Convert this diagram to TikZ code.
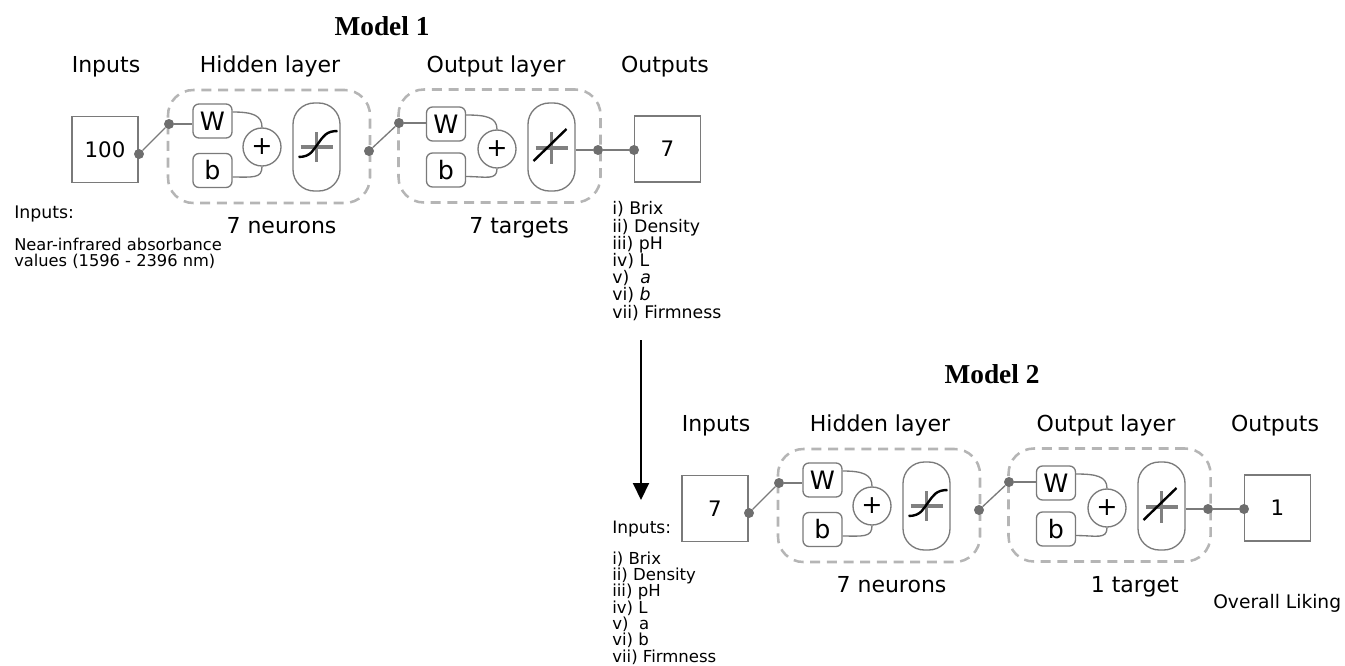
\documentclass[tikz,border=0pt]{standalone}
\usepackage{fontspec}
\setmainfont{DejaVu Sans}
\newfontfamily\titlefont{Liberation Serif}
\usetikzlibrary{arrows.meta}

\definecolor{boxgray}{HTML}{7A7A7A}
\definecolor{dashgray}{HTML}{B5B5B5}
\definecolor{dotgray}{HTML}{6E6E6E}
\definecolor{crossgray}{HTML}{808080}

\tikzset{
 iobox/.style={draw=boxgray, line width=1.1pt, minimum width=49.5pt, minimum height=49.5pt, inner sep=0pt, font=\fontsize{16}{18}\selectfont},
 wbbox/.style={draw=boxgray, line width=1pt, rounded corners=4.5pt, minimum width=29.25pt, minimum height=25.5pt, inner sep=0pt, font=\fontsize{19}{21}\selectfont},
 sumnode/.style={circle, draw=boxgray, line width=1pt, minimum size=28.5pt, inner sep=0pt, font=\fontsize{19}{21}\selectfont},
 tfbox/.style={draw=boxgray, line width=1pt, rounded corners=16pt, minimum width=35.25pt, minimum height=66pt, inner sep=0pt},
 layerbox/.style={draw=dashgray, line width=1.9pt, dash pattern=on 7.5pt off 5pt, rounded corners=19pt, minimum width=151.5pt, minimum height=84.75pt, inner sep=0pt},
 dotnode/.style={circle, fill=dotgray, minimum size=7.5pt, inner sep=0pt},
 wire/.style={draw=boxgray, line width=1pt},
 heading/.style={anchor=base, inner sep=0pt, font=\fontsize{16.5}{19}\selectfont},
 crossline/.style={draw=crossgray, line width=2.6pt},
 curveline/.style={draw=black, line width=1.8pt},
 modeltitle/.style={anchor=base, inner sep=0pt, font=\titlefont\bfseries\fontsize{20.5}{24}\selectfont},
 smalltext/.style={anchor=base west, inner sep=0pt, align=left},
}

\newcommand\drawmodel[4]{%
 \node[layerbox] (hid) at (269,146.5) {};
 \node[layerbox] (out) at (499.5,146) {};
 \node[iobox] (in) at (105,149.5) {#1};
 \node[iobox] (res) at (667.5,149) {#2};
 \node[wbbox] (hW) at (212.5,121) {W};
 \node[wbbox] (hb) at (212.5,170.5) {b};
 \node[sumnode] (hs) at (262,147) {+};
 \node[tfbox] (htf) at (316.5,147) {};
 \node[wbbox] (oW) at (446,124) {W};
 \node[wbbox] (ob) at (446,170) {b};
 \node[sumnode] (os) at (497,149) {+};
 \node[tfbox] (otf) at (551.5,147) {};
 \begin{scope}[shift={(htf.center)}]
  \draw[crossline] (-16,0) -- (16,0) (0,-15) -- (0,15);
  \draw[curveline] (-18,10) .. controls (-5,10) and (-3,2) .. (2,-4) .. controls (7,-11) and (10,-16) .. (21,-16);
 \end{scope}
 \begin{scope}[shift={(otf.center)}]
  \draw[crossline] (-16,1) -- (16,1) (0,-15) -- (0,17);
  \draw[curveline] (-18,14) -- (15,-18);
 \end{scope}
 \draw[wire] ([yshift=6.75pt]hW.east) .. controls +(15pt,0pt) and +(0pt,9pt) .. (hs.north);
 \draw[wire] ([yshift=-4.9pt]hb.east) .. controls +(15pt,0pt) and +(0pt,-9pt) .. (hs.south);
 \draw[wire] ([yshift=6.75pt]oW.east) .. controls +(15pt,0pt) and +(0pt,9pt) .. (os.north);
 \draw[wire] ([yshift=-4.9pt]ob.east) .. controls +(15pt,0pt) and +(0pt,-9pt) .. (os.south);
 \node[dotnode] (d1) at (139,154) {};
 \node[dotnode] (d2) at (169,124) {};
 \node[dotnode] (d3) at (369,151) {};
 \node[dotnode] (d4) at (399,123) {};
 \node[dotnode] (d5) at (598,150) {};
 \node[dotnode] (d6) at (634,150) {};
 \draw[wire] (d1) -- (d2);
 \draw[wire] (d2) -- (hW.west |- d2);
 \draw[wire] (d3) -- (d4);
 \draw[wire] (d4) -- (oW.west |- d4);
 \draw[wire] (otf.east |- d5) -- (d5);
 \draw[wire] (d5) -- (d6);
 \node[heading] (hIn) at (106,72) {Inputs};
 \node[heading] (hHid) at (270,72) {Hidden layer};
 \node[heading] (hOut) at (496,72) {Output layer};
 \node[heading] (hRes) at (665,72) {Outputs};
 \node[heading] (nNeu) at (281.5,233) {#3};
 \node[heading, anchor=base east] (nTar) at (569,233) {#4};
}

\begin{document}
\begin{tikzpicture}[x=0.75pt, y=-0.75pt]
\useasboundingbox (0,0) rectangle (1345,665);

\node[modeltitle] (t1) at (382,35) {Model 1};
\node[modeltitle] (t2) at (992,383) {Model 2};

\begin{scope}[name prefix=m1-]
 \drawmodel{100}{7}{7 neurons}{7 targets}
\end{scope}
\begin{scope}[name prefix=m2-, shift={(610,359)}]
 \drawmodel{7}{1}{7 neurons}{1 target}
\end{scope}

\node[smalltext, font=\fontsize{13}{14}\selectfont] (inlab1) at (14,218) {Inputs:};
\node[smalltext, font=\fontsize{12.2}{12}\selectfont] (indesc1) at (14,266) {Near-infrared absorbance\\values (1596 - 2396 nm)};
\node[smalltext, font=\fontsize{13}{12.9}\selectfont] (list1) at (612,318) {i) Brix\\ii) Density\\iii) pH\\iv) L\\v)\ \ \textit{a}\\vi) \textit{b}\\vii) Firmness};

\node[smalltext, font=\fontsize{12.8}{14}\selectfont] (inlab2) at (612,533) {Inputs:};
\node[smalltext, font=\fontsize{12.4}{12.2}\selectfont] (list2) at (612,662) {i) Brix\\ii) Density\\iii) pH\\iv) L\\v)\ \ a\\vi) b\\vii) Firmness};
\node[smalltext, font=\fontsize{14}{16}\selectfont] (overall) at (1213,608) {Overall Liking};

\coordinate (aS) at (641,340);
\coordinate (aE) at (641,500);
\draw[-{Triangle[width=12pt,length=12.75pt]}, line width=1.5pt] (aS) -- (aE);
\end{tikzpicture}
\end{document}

- - - - -

# Set task:
Without the pictures, write out all of the material exactly.

# Completed exercise:
Convert this diagram to TikZ code.
\documentclass[tikz,border=0pt]{standalone}
\usepackage{fontspec}
\setmainfont{DejaVu Sans}
\newfontfamily\titlefont{Liberation Serif}
\usetikzlibrary{arrows.meta}

\definecolor{boxgray}{HTML}{7A7A7A}
\definecolor{dashgray}{HTML}{B5B5B5}
\definecolor{dotgray}{HTML}{6E6E6E}
\definecolor{crossgray}{HTML}{808080}

\tikzset{
 iobox/.style={draw=boxgray, line width=1.1pt, minimum width=49.5pt, minimum height=49.5pt, inner sep=0pt, font=\fontsize{16}{18}\selectfont},
 wbbox/.style={draw=boxgray, line width=1pt, rounded corners=4.5pt, minimum width=29.25pt, minimum height=25.5pt, inner sep=0pt, font=\fontsize{19}{21}\selectfont},
 sumnode/.style={circle, draw=boxgray, line width=1pt, minimum size=28.5pt, inner sep=0pt, font=\fontsize{19}{21}\selectfont},
 tfbox/.style={draw=boxgray, line width=1pt, rounded corners=16pt, minimum width=35.25pt, minimum height=66pt, inner sep=0pt},
 layerbox/.style={draw=dashgray, line width=1.9pt, dash pattern=on 7.5pt off 5pt, rounded corners=19pt, minimum width=151.5pt, minimum height=84.75pt, inner sep=0pt},
 dotnode/.style={circle, fill=dotgray, minimum size=7.5pt, inner sep=0pt},
 wire/.style={draw=boxgray, line width=1pt},
 heading/.style={anchor=base, inner sep=0pt, font=\fontsize{16.5}{19}\selectfont},
 crossline/.style={draw=crossgray, line width=2.6pt},
 curveline/.style={draw=black, line width=1.8pt},
 modeltitle/.style={anchor=base, inner sep=0pt, font=\titlefont\bfseries\fontsize{20.5}{24}\selectfont},
 smalltext/.style={anchor=base west, inner sep=0pt, align=left},
}

\newcommand\drawmodel[4]{%
 \node[layerbox] (hid) at (269,146.5) {};
 \node[layerbox] (out) at (499.5,146) {};
 \node[iobox] (in) at (105,149.5) {#1};
 \node[iobox] (res) at (667.5,149) {#2};
 \node[wbbox] (hW) at (212.5,121) {W};
 \node[wbbox] (hb) at (212.5,170.5) {b};
 \node[sumnode] (hs) at (262,147) {+};
 \node[tfbox] (htf) at (316.5,147) {};
 \node[wbbox] (oW) at (446,124) {W};
 \node[wbbox] (ob) at (446,170) {b};
 \node[sumnode] (os) at (497,149) {+};
 \node[tfbox] (otf) at (551.5,147) {};
 \begin{scope}[shift={(htf.center)}]
  \draw[crossline] (-16,0) -- (16,0) (0,-15) -- (0,15);
  \draw[curveline] (-18,10) .. controls (-5,10) and (-3,2) .. (2,-4) .. controls (7,-11) and (10,-16) .. (21,-16);
 \end{scope}
 \begin{scope}[shift={(otf.center)}]
  \draw[crossline] (-16,1) -- (16,1) (0,-15) -- (0,17);
  \draw[curveline] (-18,14) -- (15,-18);
 \end{scope}
 \draw[wire] ([yshift=6.75pt]hW.east) .. controls +(15pt,0pt) and +(0pt,9pt) .. (hs.north);
 \draw[wire] ([yshift=-4.9pt]hb.east) .. controls +(15pt,0pt) and +(0pt,-9pt) .. (hs.south);
 \draw[wire] ([yshift=6.75pt]oW.east) .. controls +(15pt,0pt) and +(0pt,9pt) .. (os.north);
 \draw[wire] ([yshift=-4.9pt]ob.east) .. controls +(15pt,0pt) and +(0pt,-9pt) .. (os.south);
 \node[dotnode] (d1) at (139,154) {};
 \node[dotnode] (d2) at (169,124) {};
 \node[dotnode] (d3) at (369,151) {};
 \node[dotnode] (d4) at (399,123) {};
 \node[dotnode] (d5) at (598,150) {};
 \node[dotnode] (d6) at (634,150) {};
 \draw[wire] (d1) -- (d2);
 \draw[wire] (d2) -- (hW.west |- d2);
 \draw[wire] (d3) -- (d4);
 \draw[wire] (d4) -- (oW.west |- d4);
 \draw[wire] (otf.east |- d5) -- (d5);
 \draw[wire] (d5) -- (d6);
 \node[heading] (hIn) at (106,72) {Inputs};
 \node[heading] (hHid) at (270,72) {Hidden layer};
 \node[heading] (hOut) at (496,72) {Output layer};
 \node[heading] (hRes) at (665,72) {Outputs};
 \node[heading] (nNeu) at (281.5,233) {#3};
 \node[heading, anchor=base east] (nTar) at (569,233) {#4};
}

\begin{document}
\begin{tikzpicture}[x=0.75pt, y=-0.75pt]
\useasboundingbox (0,0) rectangle (1345,665);

\node[modeltitle] (t1) at (382,35) {Model 1};
\node[modeltitle] (t2) at (992,383) {Model 2};

\begin{scope}[name prefix=m1-]
 \drawmodel{100}{7}{7 neurons}{7 targets}
\end{scope}
\begin{scope}[name prefix=m2-, shift={(610,359)}]
 \drawmodel{7}{1}{7 neurons}{1 target}
\end{scope}

\node[smalltext, font=\fontsize{13}{14}\selectfont] (inlab1) at (14,218) {Inputs:};
\node[smalltext, font=\fontsize{12.2}{12}\selectfont] (indesc1) at (14,266) {Near-infrared absorbance\\values (1596 - 2396 nm)};
\node[smalltext, font=\fontsize{13}{12.9}\selectfont] (list1) at (612,318) {i) Brix\\ii) Density\\iii) pH\\iv) L\\v)\ \ \textit{a}\\vi) \textit{b}\\vii) Firmness};

\node[smalltext, font=\fontsize{12.8}{14}\selectfont] (inlab2) at (612,533) {Inputs:};
\node[smalltext, font=\fontsize{12.4}{12.2}\selectfont] (list2) at (612,662) {i) Brix\\ii) Density\\iii) pH\\iv) L\\v)\ \ a\\vi) b\\vii) Firmness};
\node[smalltext, font=\fontsize{14}{16}\selectfont] (overall) at (1213,608) {Overall Liking};

\coordinate (aS) at (641,340);
\coordinate (aE) at (641,500);
\draw[-{Triangle[width=12pt,length=12.75pt]}, line width=1.5pt] (aS) -- (aE);
\end{tikzpicture}
\end{document}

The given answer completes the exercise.